Take the experience of the person behind the blog Mr. Money Mustache. He’s a 30-something retiree that writes about how they did it. How he and his wife managed to save up for their early retirement. They retired at age 30 just before their kid was born. And were able to stay at home and be with their kid as he grew up; they were there with him all day, all week, all year. Imagine that.

 

Time. And Time with your loved ones. Isn’t that something worth striving for, worth working towards? This is just one of the big upsides of achieving Financial Independence at a relatively young age.

 

Vicki Robin, one of the most dedicated advocates of financial independence, and Joe Dominguez – who by the way retired at the age of 31 in 1969 with about $70,000, and never had to accept money for his work thereafter – have been challenging people to rethink the way they view their relationship with money, since the late 1960s. Urging people to trade prospects of more money, in exchange for more time. Time for things that are truly important. Their 1992 book Your Money or Your Life” contains their practical approach, and is probably one of the most insightful books out there categorized in personal finance.

 

This passage is taken from “On the Shortness of Life” from the Roman philosopher, Seneca. On extracting yourself from the busyness of work, he writes:

 

“take some of your own time for yourself too. I am not inviting you to idle or purposeless sloth, or to drown all your natural energy in sleep and the pleasures that are dear to the masses. That is not to have repose. When you are retired and enjoying peace of mind, you will find to keep you busy more important activities than all those you have performed so energetically up to now.

… believe me it is better to understand the balance-sheet of one’s own life than of the corn trade.”

 

And on the consequence of striving for more rather than enough:

 

“So it is inevitable that life will be not just very short but very miserable for those who acquire by great toil what they must keep by greater toil. They achieve what they want laboriously; they possess what they have achieved anxiously; and meanwhile they take no account of the time that will never more return.”

 

I’m sharing all this because I see its value, and I see the overwhelming potential that most of us have of achieving it.

 

I haven’t reached early retirement yet.
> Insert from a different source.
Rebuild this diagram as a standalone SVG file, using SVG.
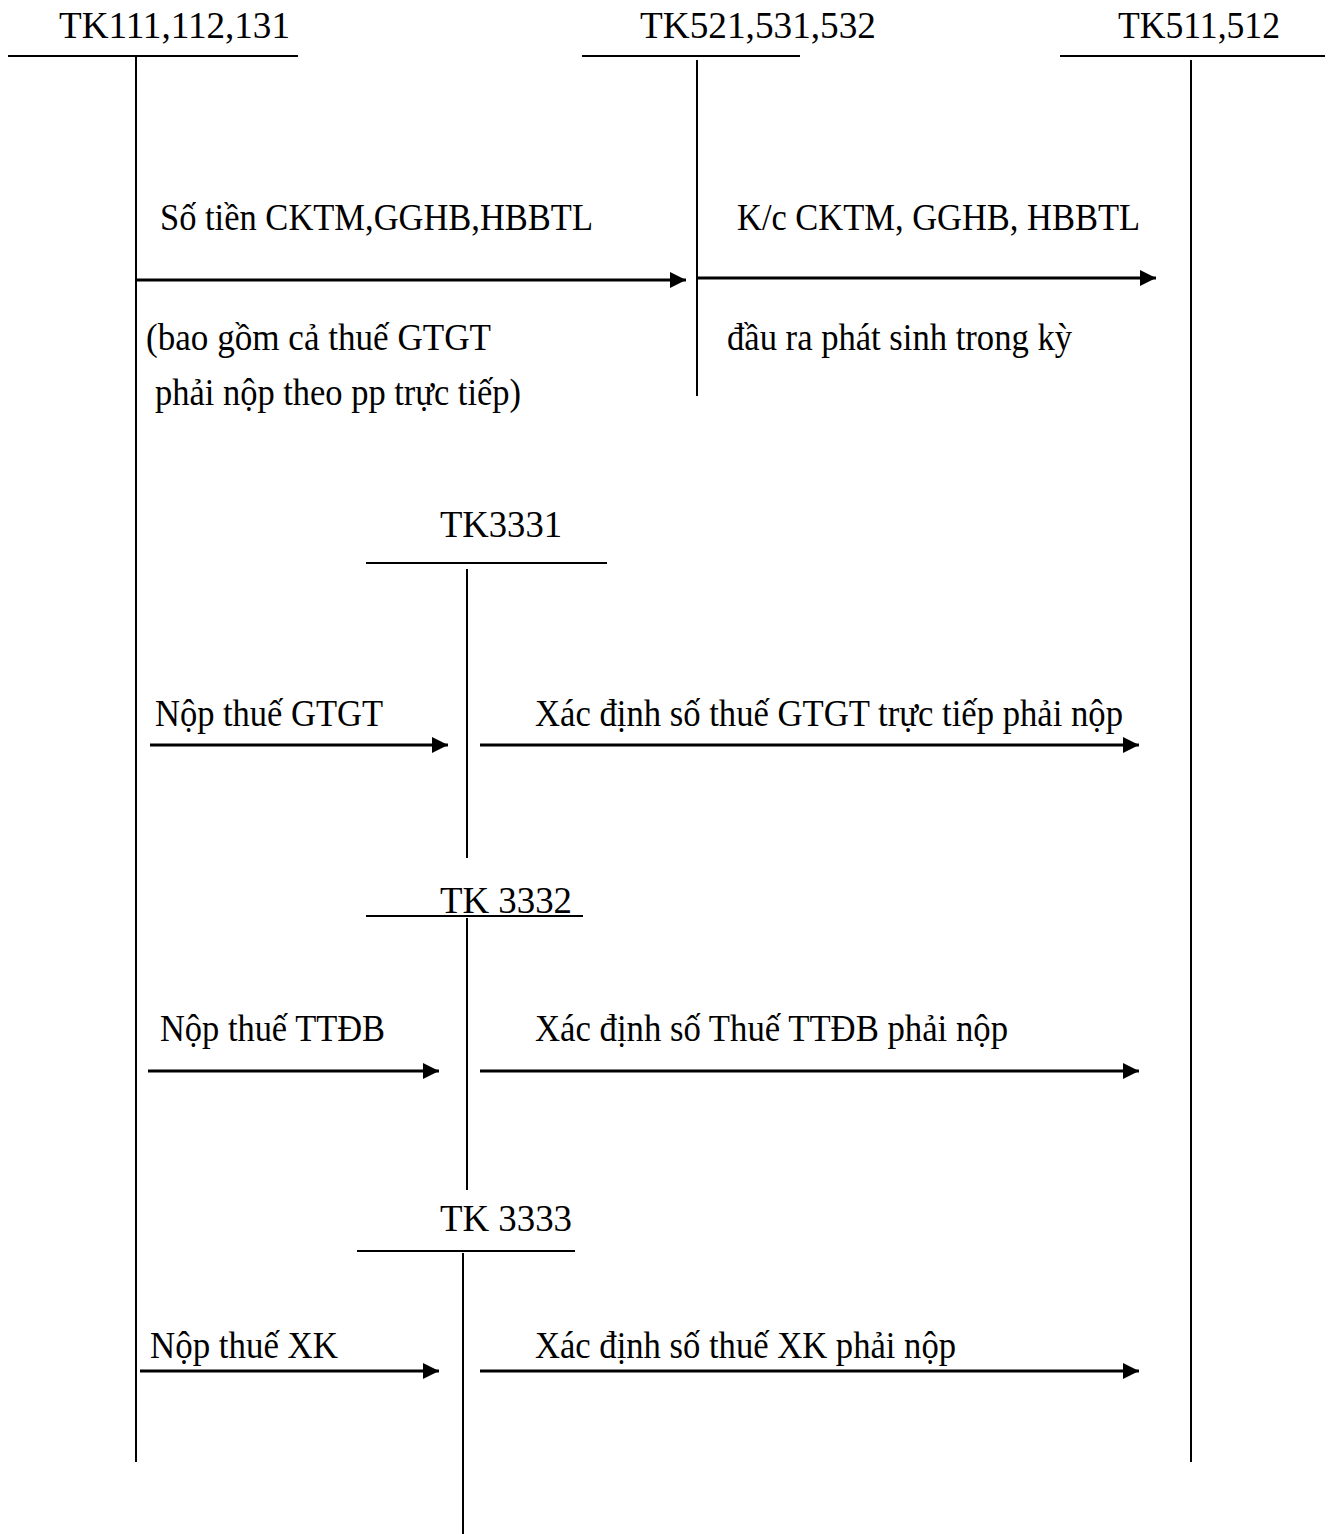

But I know it can be done as others have done it as well – through ways that are relatively easy to learn, if you’re interested enough. Because at the core of it, it’s really (mostly) just tweaking your mindset and attitude, which requires nothing more than your willingness to do it.

 

If you’re someone who truly loves your work and will continue doing it even without or little in return, then you’re blessed to have been wise. If not, or if you’re somewhere in between where you like your work but deep down feel that there’s still something out there that you would like to do or try out (yeah that’s me), then this might be a great way to make your current work more fruitful and meaningful, as I’m finding out.

 

Let’s think of time as a higher form of currency. If you were given a huge amount of time, what would you spend it on?

 

I can think of so much. But what if you were given only one more year to live? Would you spend the majority of those days working? What would you spend those days on? I think it’s important to think about.

 

Because in the end, as Annie Dillard so wisely and succinctly put it:

“How we spend our days is, of course, how we spend our lives.”